Although we don't believe in timing the market or panicking over market movements, we do like to keep an eye on big changes -- just in case they're material to our investing thesis.

What: Shares of Cypress Semiconductor (CY) plunged by nearly 16% during Tuesday's intraday trading after the company lowered its third-quarter 2013 guidance.

So what: For the quarter, Cypress now expects revenue of $184 million to $187 million, which should translate to adjusted earnings per diluted share of $0.10 to $0.12. Previously, the company had told investors to expect revenue in the range of $201 million to $207 million and non-GAAP earnings per share of $0.17 to $0.18. For reference, analysts on average were expecting adjusted earnings of $0.17 per share on sales of $204.7 million.

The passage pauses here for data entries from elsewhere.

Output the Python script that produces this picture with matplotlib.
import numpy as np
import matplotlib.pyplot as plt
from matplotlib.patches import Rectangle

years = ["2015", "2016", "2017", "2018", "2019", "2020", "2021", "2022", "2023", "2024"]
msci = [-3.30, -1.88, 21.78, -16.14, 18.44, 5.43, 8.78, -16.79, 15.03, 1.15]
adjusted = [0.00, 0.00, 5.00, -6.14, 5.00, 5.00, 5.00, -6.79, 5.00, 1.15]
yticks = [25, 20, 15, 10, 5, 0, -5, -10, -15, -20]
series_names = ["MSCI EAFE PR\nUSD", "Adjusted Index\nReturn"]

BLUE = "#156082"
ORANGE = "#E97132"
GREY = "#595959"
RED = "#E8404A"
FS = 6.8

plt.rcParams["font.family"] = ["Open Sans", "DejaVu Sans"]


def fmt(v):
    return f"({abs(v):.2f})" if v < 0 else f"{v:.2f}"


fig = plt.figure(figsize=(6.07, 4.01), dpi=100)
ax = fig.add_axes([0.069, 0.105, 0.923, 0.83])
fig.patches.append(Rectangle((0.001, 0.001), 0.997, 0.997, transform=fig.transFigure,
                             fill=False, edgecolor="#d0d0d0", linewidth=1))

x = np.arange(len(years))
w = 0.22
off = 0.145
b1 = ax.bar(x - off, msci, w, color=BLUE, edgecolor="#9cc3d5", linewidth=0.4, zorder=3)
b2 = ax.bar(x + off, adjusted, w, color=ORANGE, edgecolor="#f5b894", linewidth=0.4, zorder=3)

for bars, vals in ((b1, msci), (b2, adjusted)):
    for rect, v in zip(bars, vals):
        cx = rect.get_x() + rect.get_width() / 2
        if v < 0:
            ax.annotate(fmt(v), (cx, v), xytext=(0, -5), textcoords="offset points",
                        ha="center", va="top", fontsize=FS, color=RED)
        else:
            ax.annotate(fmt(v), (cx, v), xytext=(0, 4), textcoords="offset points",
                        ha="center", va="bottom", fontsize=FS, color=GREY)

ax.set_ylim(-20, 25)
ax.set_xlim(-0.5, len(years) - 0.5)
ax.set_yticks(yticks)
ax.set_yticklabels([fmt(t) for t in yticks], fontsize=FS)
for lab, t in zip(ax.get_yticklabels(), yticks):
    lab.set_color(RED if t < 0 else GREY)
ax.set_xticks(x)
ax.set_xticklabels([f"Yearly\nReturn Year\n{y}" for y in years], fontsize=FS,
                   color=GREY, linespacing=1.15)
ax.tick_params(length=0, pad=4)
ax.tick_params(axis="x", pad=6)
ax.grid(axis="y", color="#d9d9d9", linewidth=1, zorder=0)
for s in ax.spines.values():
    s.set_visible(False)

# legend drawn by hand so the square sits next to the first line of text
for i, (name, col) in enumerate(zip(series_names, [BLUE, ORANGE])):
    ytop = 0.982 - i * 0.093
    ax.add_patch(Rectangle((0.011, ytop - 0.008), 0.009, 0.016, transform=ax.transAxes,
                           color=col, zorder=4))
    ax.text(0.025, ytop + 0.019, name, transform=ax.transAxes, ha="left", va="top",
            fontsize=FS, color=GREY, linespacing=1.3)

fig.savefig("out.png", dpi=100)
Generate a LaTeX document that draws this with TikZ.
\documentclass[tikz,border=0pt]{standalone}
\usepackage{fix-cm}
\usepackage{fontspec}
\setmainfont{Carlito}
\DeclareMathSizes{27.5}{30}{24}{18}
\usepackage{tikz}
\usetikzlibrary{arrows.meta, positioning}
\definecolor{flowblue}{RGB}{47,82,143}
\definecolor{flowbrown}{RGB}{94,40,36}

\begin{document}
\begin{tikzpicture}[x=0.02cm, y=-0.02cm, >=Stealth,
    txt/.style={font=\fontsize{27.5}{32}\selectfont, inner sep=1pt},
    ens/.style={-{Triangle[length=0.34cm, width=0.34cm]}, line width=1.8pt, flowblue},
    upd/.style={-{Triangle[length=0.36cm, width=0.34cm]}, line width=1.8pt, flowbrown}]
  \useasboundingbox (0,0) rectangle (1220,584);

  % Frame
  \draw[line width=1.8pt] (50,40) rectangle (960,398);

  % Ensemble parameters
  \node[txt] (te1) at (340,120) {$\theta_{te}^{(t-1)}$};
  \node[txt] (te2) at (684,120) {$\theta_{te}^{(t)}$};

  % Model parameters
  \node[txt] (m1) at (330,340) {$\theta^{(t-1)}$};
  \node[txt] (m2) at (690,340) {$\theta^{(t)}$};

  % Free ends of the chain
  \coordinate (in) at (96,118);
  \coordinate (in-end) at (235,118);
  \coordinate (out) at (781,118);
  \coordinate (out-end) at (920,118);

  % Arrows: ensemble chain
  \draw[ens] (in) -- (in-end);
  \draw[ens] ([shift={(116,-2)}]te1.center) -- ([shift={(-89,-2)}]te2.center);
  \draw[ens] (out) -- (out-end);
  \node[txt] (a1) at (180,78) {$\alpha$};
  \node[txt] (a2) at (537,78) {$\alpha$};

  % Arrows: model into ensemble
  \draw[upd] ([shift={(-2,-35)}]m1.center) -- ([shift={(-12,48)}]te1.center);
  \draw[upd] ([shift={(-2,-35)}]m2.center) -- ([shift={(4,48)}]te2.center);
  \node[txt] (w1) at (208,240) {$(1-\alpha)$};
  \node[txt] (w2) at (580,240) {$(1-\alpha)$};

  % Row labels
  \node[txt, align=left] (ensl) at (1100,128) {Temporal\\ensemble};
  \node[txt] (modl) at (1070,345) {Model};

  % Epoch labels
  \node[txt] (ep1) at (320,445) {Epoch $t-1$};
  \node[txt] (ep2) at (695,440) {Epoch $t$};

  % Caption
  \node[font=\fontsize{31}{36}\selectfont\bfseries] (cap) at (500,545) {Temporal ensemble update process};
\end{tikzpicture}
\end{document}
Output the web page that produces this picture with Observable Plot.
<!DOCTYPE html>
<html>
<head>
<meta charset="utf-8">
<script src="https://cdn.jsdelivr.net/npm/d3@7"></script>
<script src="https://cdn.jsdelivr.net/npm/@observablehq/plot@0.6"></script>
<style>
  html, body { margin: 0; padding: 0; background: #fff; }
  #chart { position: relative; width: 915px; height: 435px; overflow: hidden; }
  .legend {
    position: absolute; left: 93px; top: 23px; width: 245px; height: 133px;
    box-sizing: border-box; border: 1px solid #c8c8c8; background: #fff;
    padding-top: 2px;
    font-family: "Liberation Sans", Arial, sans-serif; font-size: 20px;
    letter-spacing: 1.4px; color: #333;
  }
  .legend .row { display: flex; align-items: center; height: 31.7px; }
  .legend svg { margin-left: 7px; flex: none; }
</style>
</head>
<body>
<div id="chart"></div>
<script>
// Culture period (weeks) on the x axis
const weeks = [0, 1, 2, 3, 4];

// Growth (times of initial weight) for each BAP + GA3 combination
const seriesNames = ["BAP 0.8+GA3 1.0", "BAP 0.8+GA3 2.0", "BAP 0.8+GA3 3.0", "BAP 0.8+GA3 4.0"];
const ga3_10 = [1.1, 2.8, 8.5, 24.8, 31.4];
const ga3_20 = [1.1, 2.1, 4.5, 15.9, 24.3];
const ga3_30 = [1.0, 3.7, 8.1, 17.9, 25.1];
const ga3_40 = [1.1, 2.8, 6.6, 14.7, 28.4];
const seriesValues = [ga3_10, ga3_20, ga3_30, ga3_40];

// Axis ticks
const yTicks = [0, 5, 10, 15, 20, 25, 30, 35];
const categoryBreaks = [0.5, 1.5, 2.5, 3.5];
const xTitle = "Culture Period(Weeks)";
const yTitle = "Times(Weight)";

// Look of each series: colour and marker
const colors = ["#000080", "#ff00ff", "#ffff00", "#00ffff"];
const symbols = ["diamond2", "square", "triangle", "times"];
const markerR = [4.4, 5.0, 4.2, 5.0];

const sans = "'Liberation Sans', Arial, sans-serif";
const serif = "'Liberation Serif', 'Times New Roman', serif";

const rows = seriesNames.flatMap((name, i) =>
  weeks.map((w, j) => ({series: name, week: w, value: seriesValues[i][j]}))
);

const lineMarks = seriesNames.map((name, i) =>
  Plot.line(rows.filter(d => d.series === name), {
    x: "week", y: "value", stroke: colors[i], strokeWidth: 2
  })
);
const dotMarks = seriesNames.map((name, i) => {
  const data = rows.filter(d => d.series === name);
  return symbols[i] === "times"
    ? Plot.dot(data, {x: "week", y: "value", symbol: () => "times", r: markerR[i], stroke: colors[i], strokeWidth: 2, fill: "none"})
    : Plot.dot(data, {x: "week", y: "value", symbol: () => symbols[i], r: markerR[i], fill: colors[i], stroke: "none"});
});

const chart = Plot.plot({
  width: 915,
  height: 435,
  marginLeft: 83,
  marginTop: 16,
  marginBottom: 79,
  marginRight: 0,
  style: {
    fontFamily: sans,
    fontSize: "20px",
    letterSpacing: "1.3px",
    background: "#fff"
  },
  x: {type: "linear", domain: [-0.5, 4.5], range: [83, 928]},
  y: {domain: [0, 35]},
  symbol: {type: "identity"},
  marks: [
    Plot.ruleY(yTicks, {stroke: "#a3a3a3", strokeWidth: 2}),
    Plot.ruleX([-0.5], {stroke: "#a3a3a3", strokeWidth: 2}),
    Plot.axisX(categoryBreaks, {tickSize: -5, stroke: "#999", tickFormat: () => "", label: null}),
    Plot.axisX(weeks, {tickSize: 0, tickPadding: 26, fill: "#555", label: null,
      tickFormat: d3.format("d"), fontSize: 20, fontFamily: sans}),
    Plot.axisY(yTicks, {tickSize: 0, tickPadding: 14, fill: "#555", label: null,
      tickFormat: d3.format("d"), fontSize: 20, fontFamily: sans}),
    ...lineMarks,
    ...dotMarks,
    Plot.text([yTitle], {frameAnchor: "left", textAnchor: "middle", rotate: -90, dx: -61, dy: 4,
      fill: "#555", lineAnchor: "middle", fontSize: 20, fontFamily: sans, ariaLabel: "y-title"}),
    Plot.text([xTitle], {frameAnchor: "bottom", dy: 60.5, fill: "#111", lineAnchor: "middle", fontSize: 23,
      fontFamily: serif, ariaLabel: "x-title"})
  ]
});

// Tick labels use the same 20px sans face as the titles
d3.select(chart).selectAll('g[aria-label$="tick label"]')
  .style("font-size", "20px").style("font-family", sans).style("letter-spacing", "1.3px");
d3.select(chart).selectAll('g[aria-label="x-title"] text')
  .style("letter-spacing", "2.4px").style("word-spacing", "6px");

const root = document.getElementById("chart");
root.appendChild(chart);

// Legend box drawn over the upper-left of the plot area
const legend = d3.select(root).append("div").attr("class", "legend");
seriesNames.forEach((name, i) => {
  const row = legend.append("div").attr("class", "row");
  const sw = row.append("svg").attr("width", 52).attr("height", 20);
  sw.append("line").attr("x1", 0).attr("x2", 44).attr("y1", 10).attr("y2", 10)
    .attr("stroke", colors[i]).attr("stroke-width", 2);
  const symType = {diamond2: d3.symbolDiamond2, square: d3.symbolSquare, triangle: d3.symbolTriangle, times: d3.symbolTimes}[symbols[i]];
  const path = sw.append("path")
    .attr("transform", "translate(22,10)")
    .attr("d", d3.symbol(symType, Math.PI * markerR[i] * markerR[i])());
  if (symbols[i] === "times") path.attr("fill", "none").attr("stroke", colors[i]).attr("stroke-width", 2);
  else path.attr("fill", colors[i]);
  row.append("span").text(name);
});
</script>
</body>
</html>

Now what: Cypress CEO Brad Buss stated, "We are seeing greater than expected weakness in our mobile handset revenues, mainly within Asia, due to a customer push out of certain new handset programs to Q1, as well as order reductions at various end customers in China to balance inventory levels." 

Worse yet, Buss added to the uncertainty by elaborating, "Greater than 70% of our revenue traditionally has come from distributors and the final week of September is our largest week of the quarter, and, as such, our revised revenue estimates could vary significantly."

As it stands, and considering Cypress is still losing money on a GAAP basis, it's hard to blame investors for running for the exits. Until Cypress can prove it has what it takes to achieve sustained, predictable profitability over the long term, it seems a wise decision to stay on the sidelines.